The warrant of arrest for Nkosinathi Sishi, who has been the education head of department for more than three years, was handed to the sheriff on Monday after the ruling by by the Pietermaritzburg High Court.

The sheriff was instructed to deliver Sishi to a jail cell, where he would be detained for 30 days.

On Tuesday night, Sishi told The Mercury that he had not received any legal documentation and denied he was in contempt of court.

Once he was formally informed he would apply his mind with the help of department lawyers.

“I am not prepared to go further than what I have said in the past. Sants wants to relate to us through the media. I am committed to paying the bursaries of students who, unfortunately, have chosen to study at institutions like this. I have contact with each one of them (the students) and not with Sants. I asked the Department of Higher Education to monitor the quality of Sants’s programmes,” Sishi said.

“I will not be coerced into a relationship with them (Sants) because they are not trustworthy. I will check with my lawyers. I comply with court orders, but not uncritically.”

 

In January, Judge Piet Koen ordered Sishi to publish a notice on the department’s website, bearing its letterhead, addressing all teaching students who had been awarded bursaries by the provincial government.

The notice was to state that bursary students were entitled to enrol with Sants for their BEd degrees and that the department would honour the commitment to fund their studies.

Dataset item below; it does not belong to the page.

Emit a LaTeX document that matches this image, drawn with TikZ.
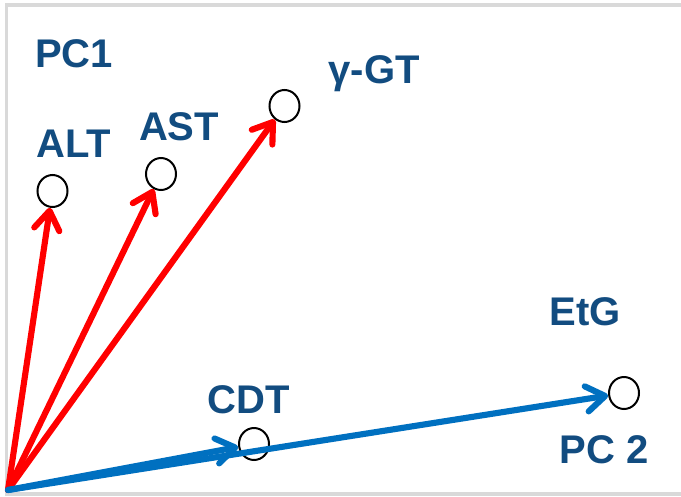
\documentclass[tikz,border=0pt]{standalone}
\usepackage{fontspec}
\setmainfont{Liberation Sans}
\usetikzlibrary{arrows.meta,shapes.geometric}
\definecolor{lblblue}{RGB}{18,76,128}
\definecolor{vecred}{RGB}{255,0,0}
\definecolor{vecblue}{RGB}{0,112,192}
\definecolor{framegray}{RGB}{217,217,217}
\tikzset{
  lbl/.style={text=lblblue, font=\fontsize{30}{34}\selectfont\bfseries, inner sep=0pt, anchor=base},
  pt/.style={draw=black, line width=1.5pt, ellipse, inner sep=0pt, minimum width=22.5pt, minimum height=24pt},
  vec/.style={line width=4.6pt, line cap=round, -{Straight Barb[length=14pt,width=19pt,round]}},
  redvec/.style={vec, draw=vecred},
  bluevec/.style={vec, draw=vecblue}
}
\begin{document}
\begin{tikzpicture}[x=0.75pt,y=-0.75pt]
\useasboundingbox (0,0) rectangle (681,496);
\fill[white] (0,0) rectangle (681,496);
\draw[framegray, line width=2.8pt] (6.5,5.2) rectangle (700,493.8);
% points
\node[pt] (alt) at (52.5,191) {};
\node[pt] (ast) at (161,174) {};
\node[pt] (ggt) at (284.5,106) {};
\node[pt] (cdt) at (254,444) {};
\node[pt] (etg) at (624,393) {};
\coordinate (O) at (8,490);
% vectors
\draw[redvec] (O) -- (alt);
\draw[redvec] (O) -- (ast);
\draw[redvec] (O) -- (ggt);
\draw[bluevec] (O) -- (cdt);
\draw[bluevec] (O) -- (etg);
% labels
\node[lbl] (pc1) at (74,67) {PC1};
\node[lbl] (altl) at (74,157) {ALT};
\node[lbl] (astl) at (179,140) {AST};
\node[lbl] (ggtl) at (374,83) {γ-GT};
\node[lbl] (etgl) at (585,325) {EtG};
\node[lbl] (cdtl) at (249,413) {CDT};
\node[lbl] (pc2) at (604,463) {PC 2};
\end{tikzpicture}
\end{document}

Sants offers four-year teaching programmes.

The notice was also to assure the teaching students that their bursaries would automatically be renewed each year until their studies were complete, on condition that they provided the department with their academic results after they wrote exams.

The letter meant to be published on the website was to be signed by Sishi, as the head of department.

Koen ordered that this be done by January 26.

Last Wednesday, Judge Dhaya Pillay found Sishi to be in contempt of the January order, and in failing to comply was to be jailed for 30 days.

Sishi was also made responsible for paying the costs of the application. He was instructed to pay Sants the third instalment of last year’s student fees, to the tune of R10.15 million, and to pay the applicant the first instalment on this year’s student fees of R17m.

He was found to have failed to comply with the court’s orders because, while the notice was published on the department’s website on Monday, it was signed by legal services manager Mandla Gwala, and not Sishi.

Earlier this year, the department found itself in danger of losing its fleet of 708 vehicles because of unpaid claims.

In two separate court applications, attorneys successfully attached the department’s vehicles, which consist mostly of Toyota Hilux, Isuzu and Nissan Hardbody bakkies.

One of the claims the vehicles were attached to satisfy was from Sants, which said it was owed funds for the tuition of more than 1 000 students. The institution took the department to court last year, and in November the Pietermaritzburg High Court ruled that the department was liable for the bursaries.

Sants then also accused education department officials of telling teaching students to study at other higher education institutions, or their bursaries would be withheld.